### [COLLECTED DATA]
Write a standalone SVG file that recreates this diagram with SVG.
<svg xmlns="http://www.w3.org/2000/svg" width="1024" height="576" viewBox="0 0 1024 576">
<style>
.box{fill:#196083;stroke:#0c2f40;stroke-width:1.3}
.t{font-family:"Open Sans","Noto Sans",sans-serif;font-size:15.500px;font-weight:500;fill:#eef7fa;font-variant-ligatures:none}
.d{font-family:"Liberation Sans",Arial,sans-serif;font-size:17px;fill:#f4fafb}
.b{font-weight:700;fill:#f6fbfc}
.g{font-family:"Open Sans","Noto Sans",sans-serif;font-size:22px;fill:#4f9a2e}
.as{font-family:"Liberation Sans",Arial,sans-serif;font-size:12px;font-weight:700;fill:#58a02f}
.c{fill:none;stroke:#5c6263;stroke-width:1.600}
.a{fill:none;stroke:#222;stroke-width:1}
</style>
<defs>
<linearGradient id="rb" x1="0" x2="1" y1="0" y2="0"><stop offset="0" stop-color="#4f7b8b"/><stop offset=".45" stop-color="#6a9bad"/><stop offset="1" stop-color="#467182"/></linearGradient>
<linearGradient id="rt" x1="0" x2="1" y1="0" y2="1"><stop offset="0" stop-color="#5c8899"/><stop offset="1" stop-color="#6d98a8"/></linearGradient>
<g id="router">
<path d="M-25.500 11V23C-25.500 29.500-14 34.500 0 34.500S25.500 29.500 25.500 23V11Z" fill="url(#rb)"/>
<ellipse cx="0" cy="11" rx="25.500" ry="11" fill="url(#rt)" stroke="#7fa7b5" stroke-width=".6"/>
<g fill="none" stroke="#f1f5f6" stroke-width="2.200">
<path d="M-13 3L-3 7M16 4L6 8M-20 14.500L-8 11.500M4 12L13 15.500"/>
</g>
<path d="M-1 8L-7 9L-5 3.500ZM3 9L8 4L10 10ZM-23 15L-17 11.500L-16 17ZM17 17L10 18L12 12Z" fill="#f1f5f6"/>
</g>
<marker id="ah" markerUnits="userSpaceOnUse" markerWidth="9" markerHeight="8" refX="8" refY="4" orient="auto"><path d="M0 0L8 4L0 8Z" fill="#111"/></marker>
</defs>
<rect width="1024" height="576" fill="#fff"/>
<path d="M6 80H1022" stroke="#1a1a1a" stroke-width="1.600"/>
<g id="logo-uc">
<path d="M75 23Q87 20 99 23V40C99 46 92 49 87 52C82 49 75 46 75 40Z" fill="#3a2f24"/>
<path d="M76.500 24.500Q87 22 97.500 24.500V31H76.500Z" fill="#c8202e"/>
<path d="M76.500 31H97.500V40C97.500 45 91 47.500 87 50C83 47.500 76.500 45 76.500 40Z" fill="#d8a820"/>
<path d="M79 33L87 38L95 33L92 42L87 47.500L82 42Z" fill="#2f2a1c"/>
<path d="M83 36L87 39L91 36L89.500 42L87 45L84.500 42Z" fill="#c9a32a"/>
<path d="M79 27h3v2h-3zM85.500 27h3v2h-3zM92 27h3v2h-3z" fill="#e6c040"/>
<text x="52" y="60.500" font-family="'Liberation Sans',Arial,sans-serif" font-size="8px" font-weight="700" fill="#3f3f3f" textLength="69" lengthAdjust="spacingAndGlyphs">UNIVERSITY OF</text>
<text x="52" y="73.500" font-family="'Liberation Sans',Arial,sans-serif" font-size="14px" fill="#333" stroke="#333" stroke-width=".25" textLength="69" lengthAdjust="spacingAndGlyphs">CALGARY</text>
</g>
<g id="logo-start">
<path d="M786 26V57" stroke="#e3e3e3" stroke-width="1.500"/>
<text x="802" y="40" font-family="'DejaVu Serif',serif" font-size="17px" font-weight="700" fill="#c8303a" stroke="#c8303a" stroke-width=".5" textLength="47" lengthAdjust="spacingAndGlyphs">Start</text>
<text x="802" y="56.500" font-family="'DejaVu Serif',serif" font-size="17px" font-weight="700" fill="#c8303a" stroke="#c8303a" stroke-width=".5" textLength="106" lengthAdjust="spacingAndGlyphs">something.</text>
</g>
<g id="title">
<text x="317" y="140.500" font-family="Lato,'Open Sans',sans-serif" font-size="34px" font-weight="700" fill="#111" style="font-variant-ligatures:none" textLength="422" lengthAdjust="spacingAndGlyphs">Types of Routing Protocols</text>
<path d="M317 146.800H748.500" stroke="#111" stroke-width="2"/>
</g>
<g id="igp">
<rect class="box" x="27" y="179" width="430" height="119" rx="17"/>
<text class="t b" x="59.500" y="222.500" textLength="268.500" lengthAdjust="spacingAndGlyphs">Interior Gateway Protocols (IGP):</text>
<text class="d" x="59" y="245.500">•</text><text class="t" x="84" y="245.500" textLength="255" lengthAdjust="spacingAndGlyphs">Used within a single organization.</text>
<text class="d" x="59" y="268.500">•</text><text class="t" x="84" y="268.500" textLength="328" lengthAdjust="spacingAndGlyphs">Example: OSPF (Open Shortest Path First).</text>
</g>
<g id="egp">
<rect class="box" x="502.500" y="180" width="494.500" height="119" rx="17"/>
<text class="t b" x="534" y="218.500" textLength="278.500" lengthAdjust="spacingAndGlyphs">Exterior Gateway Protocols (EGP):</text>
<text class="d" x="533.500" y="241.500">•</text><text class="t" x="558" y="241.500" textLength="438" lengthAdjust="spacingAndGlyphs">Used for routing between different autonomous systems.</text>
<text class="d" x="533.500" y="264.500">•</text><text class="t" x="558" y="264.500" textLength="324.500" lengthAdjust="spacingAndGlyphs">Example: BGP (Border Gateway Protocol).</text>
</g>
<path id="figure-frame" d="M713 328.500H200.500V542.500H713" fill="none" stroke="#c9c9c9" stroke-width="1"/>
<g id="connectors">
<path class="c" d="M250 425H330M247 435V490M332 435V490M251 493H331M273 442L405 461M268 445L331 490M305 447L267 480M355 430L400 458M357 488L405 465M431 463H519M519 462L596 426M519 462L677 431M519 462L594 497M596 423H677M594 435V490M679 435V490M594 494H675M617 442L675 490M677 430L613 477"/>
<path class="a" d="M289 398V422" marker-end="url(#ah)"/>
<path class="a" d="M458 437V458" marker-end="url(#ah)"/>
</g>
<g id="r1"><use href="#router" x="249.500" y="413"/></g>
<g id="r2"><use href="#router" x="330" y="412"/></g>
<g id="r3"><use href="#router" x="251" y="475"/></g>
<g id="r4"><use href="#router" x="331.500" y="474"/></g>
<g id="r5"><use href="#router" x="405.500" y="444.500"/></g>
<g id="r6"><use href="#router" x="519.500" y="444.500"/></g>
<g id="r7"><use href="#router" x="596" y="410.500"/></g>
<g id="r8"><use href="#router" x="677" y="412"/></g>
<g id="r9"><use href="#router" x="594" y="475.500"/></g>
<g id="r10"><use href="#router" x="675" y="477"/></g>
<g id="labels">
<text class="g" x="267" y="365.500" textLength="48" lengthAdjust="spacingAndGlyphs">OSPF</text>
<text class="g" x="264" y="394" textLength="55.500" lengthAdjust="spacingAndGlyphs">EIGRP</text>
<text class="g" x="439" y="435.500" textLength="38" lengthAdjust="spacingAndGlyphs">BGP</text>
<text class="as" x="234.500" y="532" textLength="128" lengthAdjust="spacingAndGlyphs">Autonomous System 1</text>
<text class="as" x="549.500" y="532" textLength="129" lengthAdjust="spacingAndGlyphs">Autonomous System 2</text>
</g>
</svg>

### [WHAT YOU WILL DO]
Transcribe all of the material exactly. Omit nothing.

### [COMPLETE OUTPUT]
Write a standalone SVG file that recreates this diagram with SVG.
<svg xmlns="http://www.w3.org/2000/svg" width="1024" height="576" viewBox="0 0 1024 576">
<style>
.box{fill:#196083;stroke:#0c2f40;stroke-width:1.3}
.t{font-family:"Open Sans","Noto Sans",sans-serif;font-size:15.500px;font-weight:500;fill:#eef7fa;font-variant-ligatures:none}
.d{font-family:"Liberation Sans",Arial,sans-serif;font-size:17px;fill:#f4fafb}
.b{font-weight:700;fill:#f6fbfc}
.g{font-family:"Open Sans","Noto Sans",sans-serif;font-size:22px;fill:#4f9a2e}
.as{font-family:"Liberation Sans",Arial,sans-serif;font-size:12px;font-weight:700;fill:#58a02f}
.c{fill:none;stroke:#5c6263;stroke-width:1.600}
.a{fill:none;stroke:#222;stroke-width:1}
</style>
<defs>
<linearGradient id="rb" x1="0" x2="1" y1="0" y2="0"><stop offset="0" stop-color="#4f7b8b"/><stop offset=".45" stop-color="#6a9bad"/><stop offset="1" stop-color="#467182"/></linearGradient>
<linearGradient id="rt" x1="0" x2="1" y1="0" y2="1"><stop offset="0" stop-color="#5c8899"/><stop offset="1" stop-color="#6d98a8"/></linearGradient>
<g id="router">
<path d="M-25.500 11V23C-25.500 29.500-14 34.500 0 34.500S25.500 29.500 25.500 23V11Z" fill="url(#rb)"/>
<ellipse cx="0" cy="11" rx="25.500" ry="11" fill="url(#rt)" stroke="#7fa7b5" stroke-width=".6"/>
<g fill="none" stroke="#f1f5f6" stroke-width="2.200">
<path d="M-13 3L-3 7M16 4L6 8M-20 14.500L-8 11.500M4 12L13 15.500"/>
</g>
<path d="M-1 8L-7 9L-5 3.500ZM3 9L8 4L10 10ZM-23 15L-17 11.500L-16 17ZM17 17L10 18L12 12Z" fill="#f1f5f6"/>
</g>
<marker id="ah" markerUnits="userSpaceOnUse" markerWidth="9" markerHeight="8" refX="8" refY="4" orient="auto"><path d="M0 0L8 4L0 8Z" fill="#111"/></marker>
</defs>
<rect width="1024" height="576" fill="#fff"/>
<path d="M6 80H1022" stroke="#1a1a1a" stroke-width="1.600"/>
<g id="logo-uc">
<path d="M75 23Q87 20 99 23V40C99 46 92 49 87 52C82 49 75 46 75 40Z" fill="#3a2f24"/>
<path d="M76.500 24.500Q87 22 97.500 24.500V31H76.500Z" fill="#c8202e"/>
<path d="M76.500 31H97.500V40C97.500 45 91 47.500 87 50C83 47.500 76.500 45 76.500 40Z" fill="#d8a820"/>
<path d="M79 33L87 38L95 33L92 42L87 47.500L82 42Z" fill="#2f2a1c"/>
<path d="M83 36L87 39L91 36L89.500 42L87 45L84.500 42Z" fill="#c9a32a"/>
<path d="M79 27h3v2h-3zM85.500 27h3v2h-3zM92 27h3v2h-3z" fill="#e6c040"/>
<text x="52" y="60.500" font-family="'Liberation Sans',Arial,sans-serif" font-size="8px" font-weight="700" fill="#3f3f3f" textLength="69" lengthAdjust="spacingAndGlyphs">UNIVERSITY OF</text>
<text x="52" y="73.500" font-family="'Liberation Sans',Arial,sans-serif" font-size="14px" fill="#333" stroke="#333" stroke-width=".25" textLength="69" lengthAdjust="spacingAndGlyphs">CALGARY</text>
</g>
<g id="logo-start">
<path d="M786 26V57" stroke="#e3e3e3" stroke-width="1.500"/>
<text x="802" y="40" font-family="'DejaVu Serif',serif" font-size="17px" font-weight="700" fill="#c8303a" stroke="#c8303a" stroke-width=".5" textLength="47" lengthAdjust="spacingAndGlyphs">Start</text>
<text x="802" y="56.500" font-family="'DejaVu Serif',serif" font-size="17px" font-weight="700" fill="#c8303a" stroke="#c8303a" stroke-width=".5" textLength="106" lengthAdjust="spacingAndGlyphs">something.</text>
</g>
<g id="title">
<text x="317" y="140.500" font-family="Lato,'Open Sans',sans-serif" font-size="34px" font-weight="700" fill="#111" style="font-variant-ligatures:none" textLength="422" lengthAdjust="spacingAndGlyphs">Types of Routing Protocols</text>
<path d="M317 146.800H748.500" stroke="#111" stroke-width="2"/>
</g>
<g id="igp">
<rect class="box" x="27" y="179" width="430" height="119" rx="17"/>
<text class="t b" x="59.500" y="222.500" textLength="268.500" lengthAdjust="spacingAndGlyphs">Interior Gateway Protocols (IGP):</text>
<text class="d" x="59" y="245.500">•</text><text class="t" x="84" y="245.500" textLength="255" lengthAdjust="spacingAndGlyphs">Used within a single organization.</text>
<text class="d" x="59" y="268.500">•</text><text class="t" x="84" y="268.500" textLength="328" lengthAdjust="spacingAndGlyphs">Example: OSPF (Open Shortest Path First).</text>
</g>
<g id="egp">
<rect class="box" x="502.500" y="180" width="494.500" height="119" rx="17"/>
<text class="t b" x="534" y="218.500" textLength="278.500" lengthAdjust="spacingAndGlyphs">Exterior Gateway Protocols (EGP):</text>
<text class="d" x="533.500" y="241.500">•</text><text class="t" x="558" y="241.500" textLength="438" lengthAdjust="spacingAndGlyphs">Used for routing between different autonomous systems.</text>
<text class="d" x="533.500" y="264.500">•</text><text class="t" x="558" y="264.500" textLength="324.500" lengthAdjust="spacingAndGlyphs">Example: BGP (Border Gateway Protocol).</text>
</g>
<path id="figure-frame" d="M713 328.500H200.500V542.500H713" fill="none" stroke="#c9c9c9" stroke-width="1"/>
<g id="connectors">
<path class="c" d="M250 425H330M247 435V490M332 435V490M251 493H331M273 442L405 461M268 445L331 490M305 447L267 480M355 430L400 458M357 488L405 465M431 463H519M519 462L596 426M519 462L677 431M519 462L594 497M596 423H677M594 435V490M679 435V490M594 494H675M617 442L675 490M677 430L613 477"/>
<path class="a" d="M289 398V422" marker-end="url(#ah)"/>
<path class="a" d="M458 437V458" marker-end="url(#ah)"/>
</g>
<g id="r1"><use href="#router" x="249.500" y="413"/></g>
<g id="r2"><use href="#router" x="330" y="412"/></g>
<g id="r3"><use href="#router" x="251" y="475"/></g>
<g id="r4"><use href="#router" x="331.500" y="474"/></g>
<g id="r5"><use href="#router" x="405.500" y="444.500"/></g>
<g id="r6"><use href="#router" x="519.500" y="444.500"/></g>
<g id="r7"><use href="#router" x="596" y="410.500"/></g>
<g id="r8"><use href="#router" x="677" y="412"/></g>
<g id="r9"><use href="#router" x="594" y="475.500"/></g>
<g id="r10"><use href="#router" x="675" y="477"/></g>
<g id="labels">
<text class="g" x="267" y="365.500" textLength="48" lengthAdjust="spacingAndGlyphs">OSPF</text>
<text class="g" x="264" y="394" textLength="55.500" lengthAdjust="spacingAndGlyphs">EIGRP</text>
<text class="g" x="439" y="435.500" textLength="38" lengthAdjust="spacingAndGlyphs">BGP</text>
<text class="as" x="234.500" y="532" textLength="128" lengthAdjust="spacingAndGlyphs">Autonomous System 1</text>
<text class="as" x="549.500" y="532" textLength="129" lengthAdjust="spacingAndGlyphs">Autonomous System 2</text>
</g>
</svg>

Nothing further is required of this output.